Crass were an almost anti-punk band who became synonymous with punk. They doggedly pursued an anti-capitalist ideology from their commune in Essex. The commune, Dial House became a magnet for the young idealist, dog-on-a-string brigade and is still going, running compost toilet workshops and releasing organic gardening dvd’s, so still trying to save us.

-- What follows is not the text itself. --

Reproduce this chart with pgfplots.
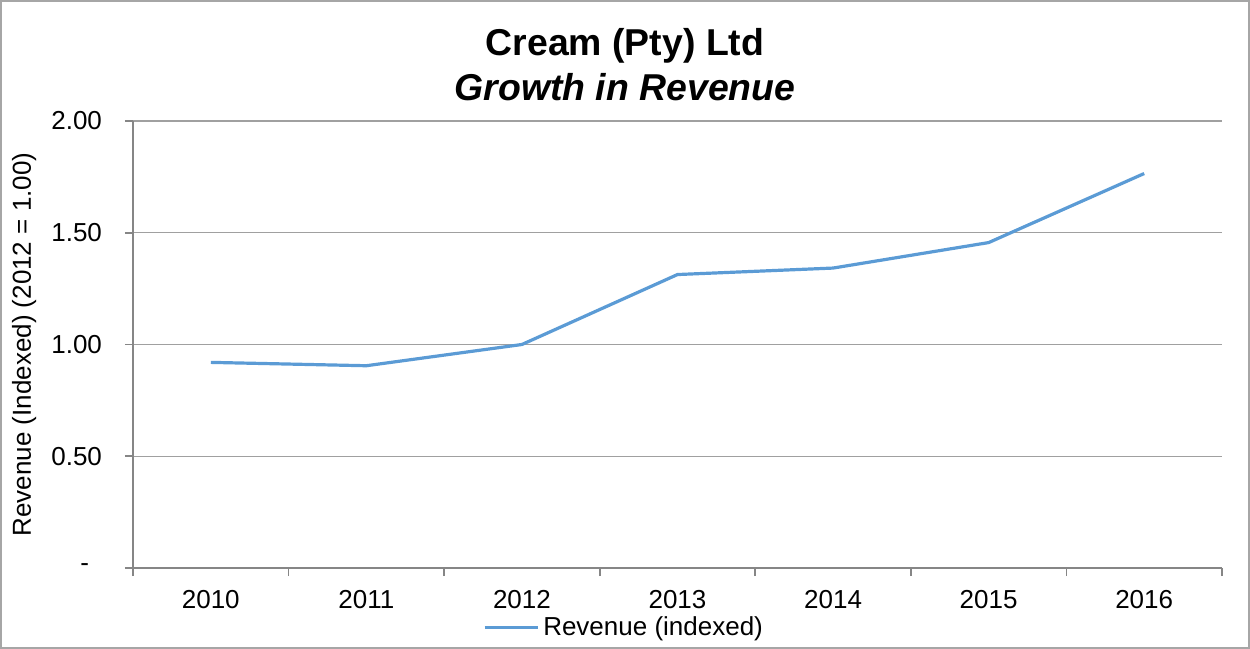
\documentclass[border=0pt]{standalone}
\usepackage{pgfplots}
\pgfplotsset{compat=1.18}
\usepackage{fontspec}
\setmainfont{Liberation Sans}
\definecolor{excelblue}{HTML}{5B9BD5}
\definecolor{axisgray}{HTML}{868686}
\definecolor{gridgray}{HTML}{A0A0A0}
\definecolor{framegray}{HTML}{A6A6A6}
\begin{document}
\begin{tikzpicture}
\useasboundingbox (-66.5pt,-40.5pt) rectangle (558.5pt,284pt);
\draw[framegray, line width=0.8pt] (-66pt,-40pt) rectangle (558pt,283.5pt);
\begin{axis}[
  at={(0pt,0pt)}, anchor=south west,
  scale only axis,
  width=544.5pt, height=223.5pt,
  xmin=-0.5, xmax=6.5,
  ymin=0, ymax=2,
  axis lines*=left,
  axis line style={axisgray, line width=1pt},
  ytick={0,0.5,1,1.5,2},
  yticklabels={-\hspace*{6.5pt},0.50,1.00,1.50,2.00},
  xtick={0,1,2,3,4,5,6},
  xticklabels={2010,2011,2012,2013,2014,2015,2016},
  minor xtick={-0.5,0.5,1.5,2.5,3.5,4.5,5.5,6.5},
  major x tick style={draw=none},
  minor x tick style={axisgray, line width=0.8pt},
  major y tick style={axisgray, line width=0.8pt},
  tick align=outside,
  major tick length=4pt,
  minor tick length=4pt,
  ymajorgrids=true,
  major grid style={gridgray, line width=0.6pt},
  ticklabel style={font=\fontsize{13}{15.6}\selectfont, text=black},
  yticklabel style={anchor=east, xshift=-8pt},
  xticklabel style={yshift=-3.5pt},
  ylabel={Revenue (Indexed) (2012 = 1.00)},
  ylabel style={at={(axis description cs:-0.1000,0.5)}, anchor=center, font=\fontsize{13}{15.6}\selectfont},
  legend style={at={(axis description cs:0.4518,-0.134)}, anchor=center, draw=none, fill=none, font=\fontsize{13}{15.6}\selectfont, inner sep=0pt},
  legend image code/.code={\draw[#1, line width=1.6pt] (0pt,0pt) -- (26.5pt,0pt);},
  clip=false,
]
\addplot[excelblue, line width=1.6pt, line join=round] coordinates {
  (0,0.920) (1,0.905) (2,1.000) (3,1.313) (4,1.342) (5,1.456) (6,1.765)
};
\addlegendentry{Revenue (indexed)}
\end{axis}
\node[anchor=base, font=\fontsize{18.7}{22}\selectfont\bfseries] at (246pt,256pt) {Cream (Pty) Ltd};
\node[anchor=base, font=\fontsize{18.7}{22}\selectfont\bfseries\itshape] at (246pt,233.5pt) {Growth in Revenue};
\end{tikzpicture}
\end{document}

Adam Chodzko brings these two related, and in his mind problematic ideologies, together as a chair for Grizedale Arts new artist residency and farm Lawson Park, as a kind of warning; beware the chair, the artists’ chair, the poets’ chair, kingship. He creates a critique of an attempt to save the world, to create a utopia. That’s what artists have been doing since the 1960’s, being critical, debunking the status quo, the systems so carefully established over millennia, they call it deconstruction – are we now looking to artists to reconstruct the mess for us? Could be a long wait, it’s been 50 years and there is little sign. Can art save us? Well, maybe it should because it got us into this mess.”

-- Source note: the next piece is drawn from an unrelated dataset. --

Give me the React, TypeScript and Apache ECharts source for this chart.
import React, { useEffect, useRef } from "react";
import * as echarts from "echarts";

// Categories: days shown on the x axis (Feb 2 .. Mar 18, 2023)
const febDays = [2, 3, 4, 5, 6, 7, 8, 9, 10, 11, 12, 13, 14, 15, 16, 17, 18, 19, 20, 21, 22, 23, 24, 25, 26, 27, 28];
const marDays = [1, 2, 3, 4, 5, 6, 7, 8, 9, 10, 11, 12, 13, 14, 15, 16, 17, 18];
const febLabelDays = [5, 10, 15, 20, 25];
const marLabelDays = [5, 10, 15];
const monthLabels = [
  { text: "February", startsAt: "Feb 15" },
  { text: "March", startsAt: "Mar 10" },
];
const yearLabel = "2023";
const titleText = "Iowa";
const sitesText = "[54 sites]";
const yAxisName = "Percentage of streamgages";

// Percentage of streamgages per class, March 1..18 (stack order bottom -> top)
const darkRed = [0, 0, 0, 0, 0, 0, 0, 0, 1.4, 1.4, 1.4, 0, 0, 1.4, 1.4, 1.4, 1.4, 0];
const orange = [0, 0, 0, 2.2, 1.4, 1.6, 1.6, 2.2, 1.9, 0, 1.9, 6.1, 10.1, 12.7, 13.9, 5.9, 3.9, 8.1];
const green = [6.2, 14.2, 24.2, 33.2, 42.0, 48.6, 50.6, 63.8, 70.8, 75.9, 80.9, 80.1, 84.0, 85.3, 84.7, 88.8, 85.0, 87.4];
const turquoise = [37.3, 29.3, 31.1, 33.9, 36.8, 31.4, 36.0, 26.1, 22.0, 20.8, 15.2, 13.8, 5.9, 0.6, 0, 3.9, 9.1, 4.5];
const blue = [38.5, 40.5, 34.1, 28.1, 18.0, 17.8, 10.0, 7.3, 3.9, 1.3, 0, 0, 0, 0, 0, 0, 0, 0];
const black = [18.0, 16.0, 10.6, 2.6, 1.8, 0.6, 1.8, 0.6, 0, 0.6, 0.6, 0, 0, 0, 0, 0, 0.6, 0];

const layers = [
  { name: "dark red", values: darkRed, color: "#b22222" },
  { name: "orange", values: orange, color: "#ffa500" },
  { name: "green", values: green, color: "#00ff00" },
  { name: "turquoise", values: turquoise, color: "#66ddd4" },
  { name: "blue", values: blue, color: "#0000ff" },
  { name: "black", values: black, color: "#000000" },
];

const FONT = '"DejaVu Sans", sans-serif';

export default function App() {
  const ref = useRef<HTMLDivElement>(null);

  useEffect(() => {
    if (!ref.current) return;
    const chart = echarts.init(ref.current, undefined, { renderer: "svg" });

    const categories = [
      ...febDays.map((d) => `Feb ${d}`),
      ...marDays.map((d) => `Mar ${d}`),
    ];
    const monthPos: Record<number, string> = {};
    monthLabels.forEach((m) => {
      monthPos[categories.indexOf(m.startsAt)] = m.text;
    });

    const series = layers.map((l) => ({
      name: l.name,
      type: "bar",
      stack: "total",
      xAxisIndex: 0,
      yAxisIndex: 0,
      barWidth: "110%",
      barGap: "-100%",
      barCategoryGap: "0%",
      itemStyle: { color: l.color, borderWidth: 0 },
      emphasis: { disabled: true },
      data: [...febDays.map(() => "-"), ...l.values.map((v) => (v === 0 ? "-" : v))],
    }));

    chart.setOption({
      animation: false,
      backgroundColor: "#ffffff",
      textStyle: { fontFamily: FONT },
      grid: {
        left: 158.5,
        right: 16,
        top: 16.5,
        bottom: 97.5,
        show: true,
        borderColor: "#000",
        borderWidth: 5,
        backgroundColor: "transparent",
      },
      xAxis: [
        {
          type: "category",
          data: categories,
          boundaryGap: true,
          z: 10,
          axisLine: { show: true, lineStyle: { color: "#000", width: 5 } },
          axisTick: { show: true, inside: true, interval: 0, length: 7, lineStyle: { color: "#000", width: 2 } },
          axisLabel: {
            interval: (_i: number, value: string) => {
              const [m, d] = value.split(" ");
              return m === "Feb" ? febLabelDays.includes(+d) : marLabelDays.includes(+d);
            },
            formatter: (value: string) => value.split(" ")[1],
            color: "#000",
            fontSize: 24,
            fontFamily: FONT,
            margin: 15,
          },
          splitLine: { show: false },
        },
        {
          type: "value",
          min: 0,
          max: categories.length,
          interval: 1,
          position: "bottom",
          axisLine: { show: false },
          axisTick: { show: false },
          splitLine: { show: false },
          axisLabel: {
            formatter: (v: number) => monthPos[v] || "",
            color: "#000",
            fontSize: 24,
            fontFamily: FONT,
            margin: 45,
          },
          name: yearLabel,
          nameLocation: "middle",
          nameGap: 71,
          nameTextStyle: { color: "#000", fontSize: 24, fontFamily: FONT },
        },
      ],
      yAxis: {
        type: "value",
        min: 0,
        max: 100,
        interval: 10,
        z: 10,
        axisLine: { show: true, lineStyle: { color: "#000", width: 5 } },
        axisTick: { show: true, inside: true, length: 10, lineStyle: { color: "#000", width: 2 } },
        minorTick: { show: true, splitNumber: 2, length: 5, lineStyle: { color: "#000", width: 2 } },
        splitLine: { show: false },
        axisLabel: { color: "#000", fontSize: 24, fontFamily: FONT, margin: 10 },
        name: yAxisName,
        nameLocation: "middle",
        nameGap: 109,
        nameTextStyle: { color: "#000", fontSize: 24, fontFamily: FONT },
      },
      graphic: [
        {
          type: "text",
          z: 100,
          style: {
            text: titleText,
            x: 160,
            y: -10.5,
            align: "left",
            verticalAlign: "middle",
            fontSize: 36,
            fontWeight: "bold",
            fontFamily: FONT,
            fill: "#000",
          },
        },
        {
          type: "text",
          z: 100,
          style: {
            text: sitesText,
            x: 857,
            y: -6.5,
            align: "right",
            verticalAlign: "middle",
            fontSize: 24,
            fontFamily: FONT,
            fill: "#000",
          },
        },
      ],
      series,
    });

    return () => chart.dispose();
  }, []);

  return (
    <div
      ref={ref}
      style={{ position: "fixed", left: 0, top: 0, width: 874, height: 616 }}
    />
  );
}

The recycling of used articles of clothing, imbued with a mythic potential for transformation appears in Product Recall, White Magic, M-path, Borrowed Cold Lodge, One day’s workwear worn through. etc
Chodzko has incorporated other late’s 1970’s/early ’80’s punk and post-punk music and references into his work as a means of creating connections of flows between current realities and value-systems as they have evolved from (his) teenage counter-cultural passions in the past. These works explore the question; can this energy of youth still be channelled in new forms in the present? Remixer , Design for a Carnival and The music from float 17…all use early A Certain Ratio music, while Whitstable Interiors is based on a the aesthetics of a punk fanzine.

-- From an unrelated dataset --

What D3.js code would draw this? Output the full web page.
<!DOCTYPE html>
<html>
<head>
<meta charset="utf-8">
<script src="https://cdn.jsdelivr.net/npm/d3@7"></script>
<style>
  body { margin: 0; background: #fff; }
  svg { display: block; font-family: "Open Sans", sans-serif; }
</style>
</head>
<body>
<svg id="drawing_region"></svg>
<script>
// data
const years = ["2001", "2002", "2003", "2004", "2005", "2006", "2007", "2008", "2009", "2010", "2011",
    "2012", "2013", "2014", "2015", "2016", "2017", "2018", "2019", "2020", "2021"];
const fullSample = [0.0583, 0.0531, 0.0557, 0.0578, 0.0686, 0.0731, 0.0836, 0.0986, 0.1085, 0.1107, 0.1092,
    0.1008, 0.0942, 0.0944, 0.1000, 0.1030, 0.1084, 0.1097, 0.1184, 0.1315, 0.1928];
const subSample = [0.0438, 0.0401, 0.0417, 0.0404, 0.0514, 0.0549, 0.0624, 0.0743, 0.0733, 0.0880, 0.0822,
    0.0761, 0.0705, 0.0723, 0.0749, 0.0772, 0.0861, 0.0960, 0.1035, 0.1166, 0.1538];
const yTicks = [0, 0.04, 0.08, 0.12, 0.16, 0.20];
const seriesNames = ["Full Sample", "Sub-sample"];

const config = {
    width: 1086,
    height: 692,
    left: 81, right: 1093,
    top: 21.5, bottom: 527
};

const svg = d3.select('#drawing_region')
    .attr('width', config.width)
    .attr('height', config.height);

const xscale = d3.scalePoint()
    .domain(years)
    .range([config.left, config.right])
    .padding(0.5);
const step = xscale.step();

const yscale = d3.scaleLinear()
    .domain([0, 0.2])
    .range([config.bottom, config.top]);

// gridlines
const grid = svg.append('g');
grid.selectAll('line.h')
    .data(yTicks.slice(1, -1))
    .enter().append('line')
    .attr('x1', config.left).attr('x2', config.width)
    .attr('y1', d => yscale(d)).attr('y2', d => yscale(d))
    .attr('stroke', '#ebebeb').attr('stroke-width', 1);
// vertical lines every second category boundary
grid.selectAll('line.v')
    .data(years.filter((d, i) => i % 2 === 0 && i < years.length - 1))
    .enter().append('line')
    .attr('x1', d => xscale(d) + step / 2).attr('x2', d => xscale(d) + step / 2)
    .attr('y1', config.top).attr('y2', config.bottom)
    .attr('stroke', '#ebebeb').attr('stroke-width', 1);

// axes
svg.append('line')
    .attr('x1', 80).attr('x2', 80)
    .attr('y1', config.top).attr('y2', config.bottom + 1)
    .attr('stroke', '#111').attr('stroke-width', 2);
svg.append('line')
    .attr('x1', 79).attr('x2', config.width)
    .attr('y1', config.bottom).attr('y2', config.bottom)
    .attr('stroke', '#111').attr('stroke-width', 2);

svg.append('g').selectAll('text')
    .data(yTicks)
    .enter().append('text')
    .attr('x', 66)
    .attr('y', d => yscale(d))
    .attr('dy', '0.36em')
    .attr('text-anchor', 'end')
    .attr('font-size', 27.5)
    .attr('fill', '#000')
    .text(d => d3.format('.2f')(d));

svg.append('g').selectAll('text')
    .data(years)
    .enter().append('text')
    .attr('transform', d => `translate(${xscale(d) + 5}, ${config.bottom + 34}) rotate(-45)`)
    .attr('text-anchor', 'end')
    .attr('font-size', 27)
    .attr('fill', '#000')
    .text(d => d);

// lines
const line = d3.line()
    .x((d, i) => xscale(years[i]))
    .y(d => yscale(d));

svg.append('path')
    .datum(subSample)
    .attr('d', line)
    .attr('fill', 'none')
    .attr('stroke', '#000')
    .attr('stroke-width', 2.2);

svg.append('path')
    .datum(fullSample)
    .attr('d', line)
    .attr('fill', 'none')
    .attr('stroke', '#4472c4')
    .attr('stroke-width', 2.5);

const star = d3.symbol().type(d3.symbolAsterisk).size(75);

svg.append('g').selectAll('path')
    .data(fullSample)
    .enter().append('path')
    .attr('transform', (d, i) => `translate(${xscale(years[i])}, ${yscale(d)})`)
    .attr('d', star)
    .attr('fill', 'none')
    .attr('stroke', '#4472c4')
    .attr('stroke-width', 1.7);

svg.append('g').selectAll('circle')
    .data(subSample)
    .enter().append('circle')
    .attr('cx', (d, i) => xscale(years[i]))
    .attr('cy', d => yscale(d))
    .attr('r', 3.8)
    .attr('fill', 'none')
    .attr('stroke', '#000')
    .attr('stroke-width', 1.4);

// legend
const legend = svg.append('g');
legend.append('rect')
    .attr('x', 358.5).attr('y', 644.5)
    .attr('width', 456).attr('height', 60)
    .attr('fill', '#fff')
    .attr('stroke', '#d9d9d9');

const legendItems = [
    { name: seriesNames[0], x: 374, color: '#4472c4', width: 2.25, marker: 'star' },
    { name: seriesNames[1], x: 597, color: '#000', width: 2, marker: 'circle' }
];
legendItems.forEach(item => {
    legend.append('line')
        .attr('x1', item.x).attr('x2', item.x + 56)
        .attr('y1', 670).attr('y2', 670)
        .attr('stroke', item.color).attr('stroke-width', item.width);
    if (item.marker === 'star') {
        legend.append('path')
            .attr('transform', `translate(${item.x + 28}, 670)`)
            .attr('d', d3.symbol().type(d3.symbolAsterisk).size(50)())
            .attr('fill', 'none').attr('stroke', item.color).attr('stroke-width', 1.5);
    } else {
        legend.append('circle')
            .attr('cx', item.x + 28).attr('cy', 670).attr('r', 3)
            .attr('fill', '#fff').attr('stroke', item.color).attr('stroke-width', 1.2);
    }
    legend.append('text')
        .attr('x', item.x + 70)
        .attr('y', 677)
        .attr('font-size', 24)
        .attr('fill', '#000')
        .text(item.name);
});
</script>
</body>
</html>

With Crass Chair, as with Whitstable Interiors, the appropriation of a resistant music (and politics) into a present concern with a materialist domestic style appears to present youthful rebellion as becoming erased by a focus on home-making and middle-aged family life. But there is a more complex entanglement of desires looping back and forth across time and space that subverts that linearity; despite ageing, life remains just as confusing, precarious and full of possibility! ( The dialogue of Whitstable Interiors suggests fluidity, wonder and innocence. In order to mimic the quick, ‘careless,’ rakish, glued cut-and-paste text of late 1970’s punk fanzines Chodzko had to carefully reproduce these effects digitally, along with blurred text and smudging). Similarly, Crass Chair uses a jacket bought in the late 1970s’s, handed on in the early ’80’s, customised with the Crass logo in the mid ’80’s, collected by Chodzko in the mid 1990’s, then upholstered in 2009 onto a 1940’s chair, to be used as seating in by an arts organisation based in the Lake District. (Now becoming an ‘art object’ perhaps it finally comes to rest, through being conserved forever?)
In addition to Crass Chair Adam Chodzko was also commissioned by Grizedale to make a sign for their site at Lawson Park, Coniston, Cumbria: Us and Them.